Treasury Strategy & Transformation
Published  4 MIN READ

Revamping the Confirmations Matching Process at Baker Hughes

Despite having already automated much of its confirmations process, there were still many inefficiencies and unnecessary costs. To eliminate these issues, Baker Hughes introduced Enterprise Workflow into its TMS – FIS Quantum – and leveraged the in-built confirmations matching capability. This case study outlines the implementation journey undertaken by the treasury team, and details the benefits now being reaped.

When we look at the life cycle of a treasury deal from an overall process perspective,  three main sequences can be distinguished. Front Office executes the deal and passes it over to Middle Office, which confirms the terms with the counterparty bank, settles the transaction, and performs an operational transaction cash reconciliation. Back Office makes sure that all cash transactions are reconciled and is responsible for their accounting in the ledger.

Homing in on Middle Office activity, the cycle starts with a confirmation where the terms and  conditions (T&Cs) of each deal are agreed with the counterparty. If our confirmations (“our side”) and the counterparty’s (“their side”) are not matching, Middle Office should follow up with the counterparty and agree on the final T&Cs.
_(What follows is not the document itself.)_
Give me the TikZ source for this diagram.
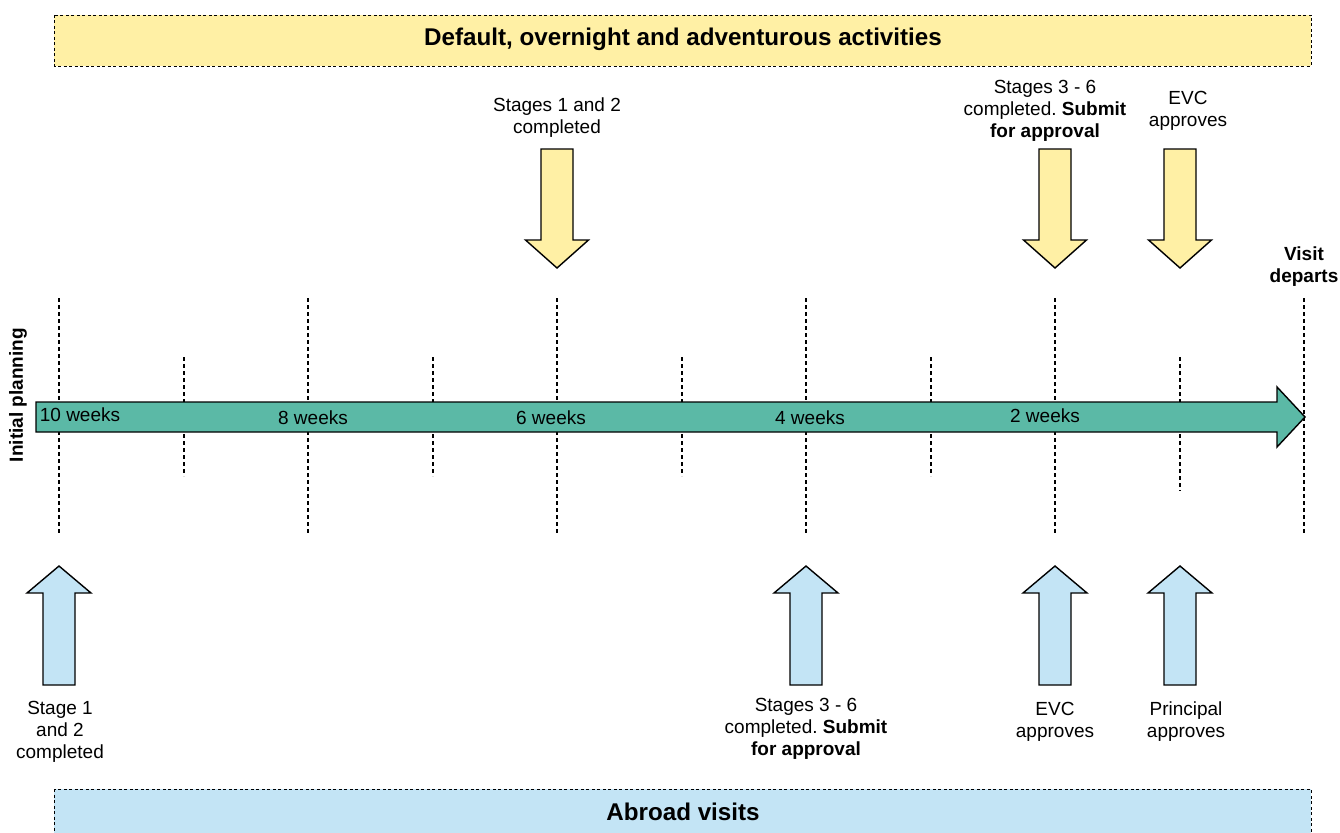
\documentclass[tikz,border=0pt]{standalone}
\usepackage{fontspec}
\setmainfont{Liberation Sans}
\frenchspacing
\begin{document}
\begin{tikzpicture}[x=1pt,y=-1pt,
  txt/.style={font=\fontsize{19}{22}\selectfont, align=center, inner sep=0pt},
  btxt/.style={txt, font=\fontsize{19}{22}\selectfont\bfseries},
  ttl/.style={font=\fontsize{24.2}{28}\selectfont\bfseries, inner sep=0pt},
  band/.style={draw=black, dashed, line width=0.9pt, dash pattern=on 3pt off 2.5pt},
  tick/.style={draw=black, line width=1.1pt, dash pattern=on 4pt off 3pt},
  blk/.style={draw=black, line width=1.4pt, line join=miter},
]
\definecolor{ylw}{RGB}{255,240,165}
\definecolor{blu}{RGB}{195,228,245}
\definecolor{teal}{RGB}{91,185,166}
\useasboundingbox (0,0) rectangle (1340,832);
\clip (0,0) rectangle (1340,832);

% bands
\path[band, fill=ylw] (54,15) rectangle (1311,66);
\node[ttl] (top) at (683,39) {Default, overnight and adventurous activities};
\path[band, fill=blu] (54,789) rectangle (1311,850);
\node[ttl] (bot) at (683,812) {Abroad visits};

% tick lines
\foreach \x in {59,308,557,806,1055,1304} \draw[tick] (\x,298) -- (\x,535);
\foreach \x in {184,433,682,931} \draw[tick] (\x,357) -- (\x,476);
\draw[tick] (1180,357) -- (1180,491);

% main timeline arrow
\path[blk, fill=teal] (36,402) -- (1277,402) -- (1277,387) -- (1305,417) -- (1277,447) -- (1277,432) -- (36,432) -- cycle;
\node[txt] (w10) at (80,415) {10 weeks};
\node[txt] (w8) at (313,418) {8 weeks};
\node[txt] (w6) at (551,418) {6 weeks};
\node[txt] (w4) at (810,418) {4 weeks};
\node[txt] (w2) at (1045,416) {2 weeks};

\node[btxt, rotate=90] (init) at (18,395) {Initial planning};
\node[btxt] (visit) at (1304,267) {Visit\\departs};

% yellow down arrows
\foreach \x in {557,1055,1180}
  \path[blk, fill=ylw] (\x-16,149) -- (\x+16,149) -- (\x+16,240) -- (\x+31.5,240) -- (\x,268) -- (\x-31.5,240) -- (\x-16,240) -- cycle;

\node[txt] (t1) at (557,117.5) {Stages 1 and 2\\completed};
\node[txt] (t2) at (1045,111) {Stages 3 - 6\\completed. \textbf{Submit}\\\textbf{for approval}};
\node[txt] (t3) at (1188,111) {EVC\\approves};

% blue up arrows
\foreach \x in {59,806,1055,1180}
  \path[blk, fill=blu] (\x-16,685) -- (\x+16,685) -- (\x+16,593) -- (\x+32,593) -- (\x,566) -- (\x-32,593) -- (\x-16,593) -- cycle;

\node[txt] (b1) at (60,732) {Stage 1\\and 2\\completed};
\node[txt] (b2) at (806,729) {Stages 3 - 6\\completed. \textbf{Submit}\\\textbf{for approval}};
\node[txt] (b3) at (1055,722) {EVC\\approves};
\node[txt] (b4) at (1186,722) {Principal\\approves};
\end{tikzpicture}
\end{document}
The matching process can be automated via generating SWIFT messages for deals delivered through the SWIFT network to compare or can be manual for more complex instruments. Baker Hughes’ treasury uses SWIFT to confirm FX and money market deals. Our TMS, FIS Quantum, had been integrated with an external matching platform to collect and reconcile confirmations. The external system then communicated the match status back to it via an interface.